ちなみに親の形見というところだけはあっているかもしれない。だって今はお母さんじゃなくてリアだし。
「それじゃあ、用意はいい?」
「はい。」
「大丈夫です。」
ニーナとミアは少し離れたところから心配そうにアレンを見ている。今回の勝負では私は魔法を使ってもい事になっている。実際私が得意なのは剣術じゃなくて魔法だし、種族的にもいいままでの事例からしても私は魔術師と思われているだろう。
「じゃあ、初め!」
「行くぜっ。」
アレンが私にめがけて突っ込んでくる。それは正しい対応であり、間違った対応だ。確かに魔術師は距離を詰めて近距離からたたくというのが正しい。

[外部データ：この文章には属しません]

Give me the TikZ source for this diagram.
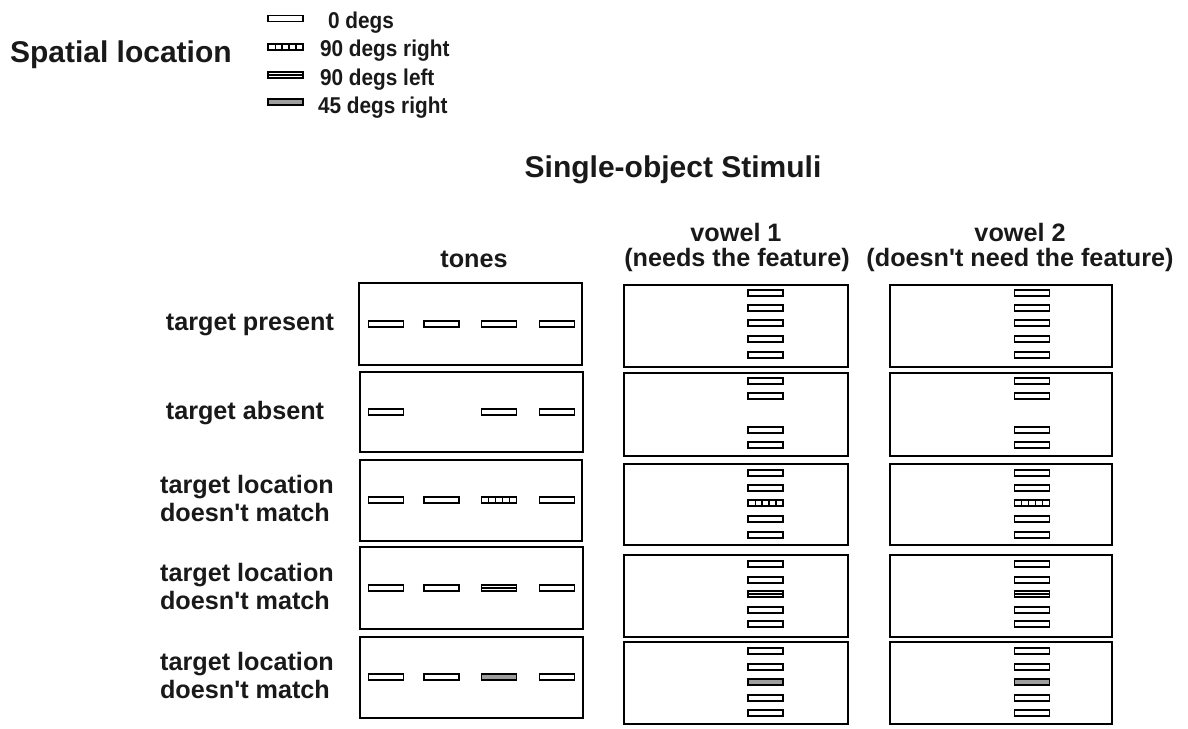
\documentclass[tikz,border=0pt]{standalone}
\usepackage{fontspec}
\setmainfont{Liberation Sans}[Ligatures=TeXOff]
\usetikzlibrary{calc}
\newcommand\fsbig{\fontsize{22.5pt}{26pt}\selectfont\bfseries}
\newcommand\fsmid{\fontsize{18.9pt}{22pt}\selectfont\bfseries}
\newcommand\fssmall{\fontsize{15.6pt}{18pt}\selectfont\bfseries}
\newcommand\legtext[1]{\scalebox{1}[1.1]{#1}}
% panel with corners (x1,y1) and (x2,y2) in pixel units
\newcommand\panelbox[5]{%
  \node[panel, minimum width={(#4-#2)*0.75pt}, minimum height={(#5-#3)*0.75pt}]
    (#1) at ({(#2+#4)/2},{(#3+#5)/2}) {};}
\begin{document}
\begin{tikzpicture}[x=0.75pt,y=-0.75pt,
  panel/.style={draw, line width=2.2pt, inner sep=0pt, outer sep=0pt},
  stim/.style={draw, line width=1.15pt, fill=white, minimum width=26pt,
               minimum height=4.4pt, inner sep=0pt, outer sep=0pt},
  stim hatch/.style={stim, path picture={
      \foreach \k in {1,...,4}{
        \draw[line width=0.9pt]
          ($(path picture bounding box.south west)!\k/5!(path picture bounding box.south east)$) --
          ($(path picture bounding box.north west)!\k/5!(path picture bounding box.north east)$);}}},
  stim double/.style={stim, path picture={
      \draw[line width=0.9pt] (path picture bounding box.west) -- (path picture bounding box.east);}},
  stim gray/.style={stim, fill=black!38},
  label/.style={inner sep=0pt, outer sep=0pt, text=black!90},
]
\useasboundingbox (0,0) rectangle (1188,728);

% ---- legend ----
\node[label, anchor=base west] (spatial) at (10,62) {\fsbig Spatial location};
\node[stim]        (l0)  at (285.5,18.5) {};
\node[stim hatch]  (l90r) at (285.5,47) {};
\node[stim double] (l90l) at (285.5,75) {};
\node[stim gray]   (l45r) at (285.5,102) {};
\node[label, anchor=base west] (t0)   at (328,28)   {\fssmall\legtext{0 degs}};
\node[label, anchor=base west] (t90r) at (320,56.5) {\fssmall\legtext{90 degs right}};
\node[label, anchor=base west] (t90l) at (320,85)   {\fssmall\legtext{90 degs left}};
\node[label, anchor=base west] (t45r) at (318,113)  {\fssmall\legtext{45 degs right}};

% ---- titles ----
\node[label, anchor=base] (title) at (673,177) {\fsbig Single-object Stimuli};
\node[label, anchor=base] (htones) at (474,267) {\fsmid tones};
\node[label, anchor=base] (hv1a) at (736,241) {\fsmid vowel 1};
\node[label, anchor=base] (hv1b) at (737,266) {\fsmid (needs the feature)};
\node[label, anchor=base] (hv2a) at (1020,241) {\fsmid vowel 2};
\node[label, anchor=base] (hv2b) at (1020,266) {\fsmid (doesn't need the feature)};

% ---- row labels ----
\node[label, anchor=base] (r1) at (250,330) {\fsmid target present};
\node[label, anchor=base] (r2) at (245,419) {\fsmid target absent};
\foreach \c/\n in {500/3,588/4,677/5}{
  \node[label, anchor=base] (r\n a) at (247,\c-7) {\fsmid target location};
  \node[label, anchor=base] (r\n b) at (245,\c+21) {\fsmid doesn't match};
}

% ---- panels ----
\panelbox{tone1}{359}{283}{582}{365}
\panelbox{tone2}{360}{372}{583}{452}
\panelbox{tone3}{360}{460}{582}{541}
\panelbox{tone4}{360}{547}{583}{629}
\panelbox{tone5}{360}{637}{583}{718}

\panelbox{va1}{624}{285}{848}{367}
\panelbox{va2}{624}{373}{848}{456}
\panelbox{va3}{624}{464}{848}{545}
\panelbox{va4}{624}{555}{848}{637}
\panelbox{va5}{624}{642}{848}{724}

\panelbox{vb1}{890}{285}{1112}{367}
\panelbox{vb2}{890}{373}{1112}{456}
\panelbox{vb3}{890}{464}{1112}{545}
\panelbox{vb4}{890}{555}{1112}{637}
\panelbox{vb5}{890}{642}{1112}{724}

% ---- tone bars ----
\foreach \x [count=\i] in {386,441.5,499,557}{
  \node[stim] (ta\i) at (\x,324) {};
}
\foreach \x/\i in {386/1,499/3,557/4}{
  \node[stim] (tb\i) at (\x,412) {};
}
\foreach \x/\i/\s in {386/1/stim,441.5/2/stim,499/3/stim hatch,557/4/stim}{
  \node[\s] (tc\i) at (\x,500) {};
}
\foreach \x/\i/\s in {386/1/stim,441.5/2/stim,499/3/stim double,557/4/stim}{
  \node[\s] (td\i) at (\x,588) {};
}
\foreach \x/\i/\s in {386/1/stim,441.5/2/stim,499/3/stim gray,557/4/stim}{
  \node[\s] (te\i) at (\x,677) {};
}

% ---- vowel bars (both vowel columns) ----
\foreach \col/\x in {a/765.5,b/1032}{
  \foreach \y [count=\i] in {293,308,323,339,355}{
    \node[stim] (v\col1\i) at (\x,\y) {};
  }
  \foreach \y/\i in {381/1,396/2,430/4,445/5}{
    \node[stim] (v\col2\i) at (\x,\y) {};
  }
  \foreach \y/\i/\s in {473/1/stim,488/2/stim,503/3/stim hatch,519/4/stim,535/5/stim}{
    \node[\s] (v\col3\i) at (\x,\y) {};
  }
  \foreach \y/\i/\s in {564/1/stim,580/2/stim,594/3/stim double,610/4/stim,624/5/stim}{
    \node[\s] (v\col4\i) at (\x,\y) {};
  }
  \foreach \y/\i/\s in {651/1/stim,667/2/stim,682/3/stim gray,698/4/stim,713/5/stim}{
    \node[\s] (v\col5\i) at (\x,\y) {};
  }
}
\end{tikzpicture}
\end{document}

でも私はただの魔術師じゃない。アレンが私めがけて振りかぶる剣を木剣で軽くいなして、がら空きのお腹をけって見せた。するとアレンは軽くよろけつつも私の方を信じられないといったような視線を向けてきた。
「どうしたの?こないの?」
「うおおおおお。」
殺気を込めてアレンに思いきりぶつけると、襲い掛かってきた。
そこからの試合展開は一方的だった。ひたすらアレンの攻撃をいなして攻撃を加える。私は魔法での身体強化を使ってないのもあり、攻撃は非力なものなので同じ場所をひたすら狙った。やがてばて始めたのでとどめを刺す。
「はぁはぁはぁ。」
「
よろけた足を魔法で凍らせて木剣を首に添えた。
「そこまで。」
カノンさんの声に合わせて魔法を解除する。その場にアレンは倒れこんでしまった。
「「アレン!!」」
「ちょっとやりすぎたね。
申し訳なさ程度に治癒の魔法をかけておく。
「ありがとう、エル。それにしてもあなたやっぱすごい。最後のあの魔法にしてもすごく繊細なものだった。」
「あぁ、ありがと。」
褒められ慣れないのもあってちょっと恥ずかしい。派手な魔法を使ってほめてくれるのはこれまでも何回かあったが。繊細な魔法を褒められることがなかったからだ。ニーナちゃんとは良いお友達になれそうだ。
「やっぱ強いなぁ。世界の広さを思い知ったぜ。」
「世界の広さなんて速いでしょ。」
「そうかもな、でも年下の少女にしかも魔法をほとんど使われないで負けたしな。完敗だよ。」
そうはいってもアレンは大体15歳くらいで身長も高いし、剣の腕もよかった。経験さえつかめば絶対に強くなれる。
私は、小さいころから超人に鍛えてもらってたし、なんかズルなような気がするんだよね。とそんな時にーーー。
カーンカーンカーン。
鐘の音が大きく響いた。
「スタンピードだ。魔物が押し寄せてくるぞ!!!!」
どうやらこのまま私の休日はなくなりそうだ。